The Militarization of America
November 5, 2012 Leave a Comment
Professor Aaron O’Connell, at the United States Naval Academy, my alma mater, writes today of an important matter: “The Permanent Militarization of America.” His touchstone is President Dwight D Eisenhower’s Farewell Address in January, 1961
Eisenhower’s least heeded warning — concerning the spiritual effects of permanent preparations for war — is more important now than ever. Our culture has militarized considerably since Eisenhower’s era, and civilians, not the armed services, have been the principal cause. From lawmakers’ constant use of “support our troops” to justify defense spending, to TV programs and video games like “NCIS,” “Homeland” and “Call of Duty,” to NBC’s shameful and unreal reality show “Stars Earn Stripes,” Americans are subjected to a daily diet of stories that valorize the military while the storytellers pursue their own opportunistic political and commercial agendas…

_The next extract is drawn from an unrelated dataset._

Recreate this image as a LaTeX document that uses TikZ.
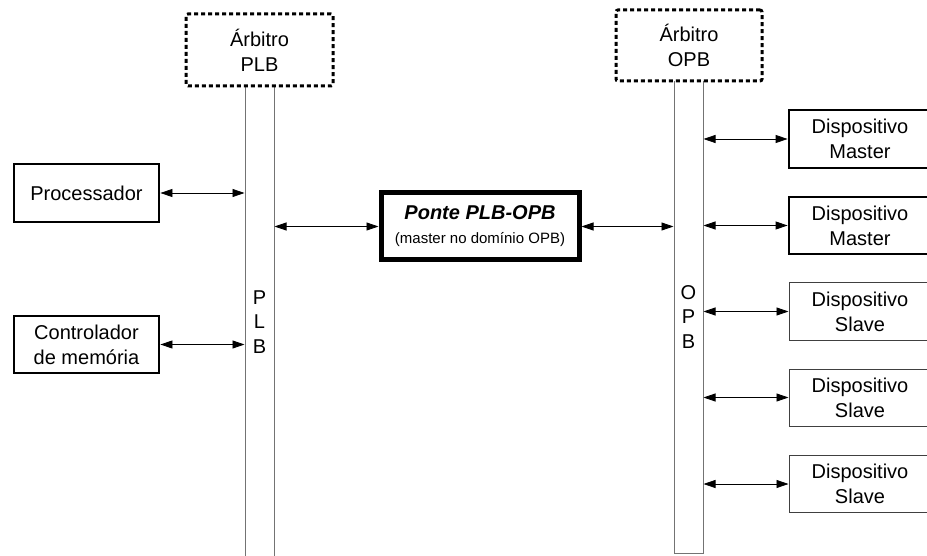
\documentclass[tikz,border=0pt]{standalone}
\usepackage{fontspec}
\setmainfont{Liberation Sans}
\usetikzlibrary{arrows.meta}

\begin{document}
\begin{tikzpicture}[x=1pt, y=-1pt,
    box/.style={draw, line width=2.8pt, rectangle, align=center, inner sep=0pt,
        minimum width=145pt, minimum height=57pt, font=\fontsize{20}{25}\selectfont},
    slavebox/.style={box, line width=1pt, draw=black!75},
    arbiter/.style={box, line width=3pt, dash pattern=on 4pt off 3pt, fill=white, rounded corners=2pt},
    bus/.style={draw=black!55, line width=1pt, rectangle, align=center, inner sep=0pt,
        minimum width=29pt, minimum height=472pt, font=\fontsize{20}{24.5}\selectfont},
    link/.style={{Triangle[length=12pt,width=8pt]}-{Triangle[length=12pt,width=8pt]}, line width=0.8pt}
]
    \useasboundingbox (0,0) rectangle (927,556);

    % Buses
    \node[bus] (plb) at (259.5,322) {P\\L\\B};
    \node[bus] (opb) at (688.5,317) {O\\P\\B};

    % Arbiters
    \node[arbiter, minimum width=147pt, minimum height=72pt] (arbplb) at (259.5,50) {Árbitro\\PLB};
    \node[arbiter, minimum width=146pt, minimum height=71pt] (arbopb) at (689,45.5) {Árbitro\\OPB};

    % PLB side
    \node[box, minimum height=58pt] (proc) at (86.5,193) {Processador};
    \node[box] (mem) at (86.5,344.5) {Controlador\\de memória};

    % Bridge
    \node[box, line width=5pt, minimum width=198pt, minimum height=67pt] (ponte) at (480,226.5)
        {\textbf{\textit{Ponte PLB-OPB}}\\[-1pt]{\fontsize{15}{18}\selectfont (master no domínio OPB)}};

    % OPB side
    \node[box, minimum width=142pt, minimum height=58pt] (mst1) at (860,139) {Dispositivo\\Master};
    \node[box, minimum width=142pt] (mst2) at (860,225.5) {Dispositivo\\Master};
    \foreach \n/\y in {slv1/311.5, slv2/397.5, slv3/484} {
        \node[slavebox, minimum width=142pt] (\n) at (860,\y) {Dispositivo\\Slave};
    }

    % Links
    \draw[link] (proc.east) -- (proc.east -| plb.west);
    \draw[link] (mem.east) -- (mem.east -| plb.west);
    \draw[link] (ponte.west) -- (ponte.west -| plb.east);
    \draw[link] (ponte.east) -- (ponte.east -| opb.west);
    \foreach \n in {mst1, mst2, slv1, slv2, slv3} {
        \draw[link] (\n.west) -- (\n.west -| opb.east);
    }

\end{tikzpicture}
\end{document}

There is much more, which you should certainly read but he ends with this:
Were Eisenhower alive, he’d be aghast at our debt, deficits and still expanding military-industrial complex. And he would certainly be critical of the “insidious penetration of our minds” by video game companies and television networks, the news media and the partisan pundits. With so little knowledge of what Eisenhower called the “lingering sadness of war” and the “certain agony of the battlefield,” they have done as much as anyone to turn the hard work of national security into the crass business of politics and entertainment.
O’Connell doesn’t mention Andrew Bacevich’s fine book on the same matter, The New American Militarism: How Americans Are Seduced by War, but it is essential reading for all concerned about this slow, dangerous tilt towards putting military virtue as the template for all virtue.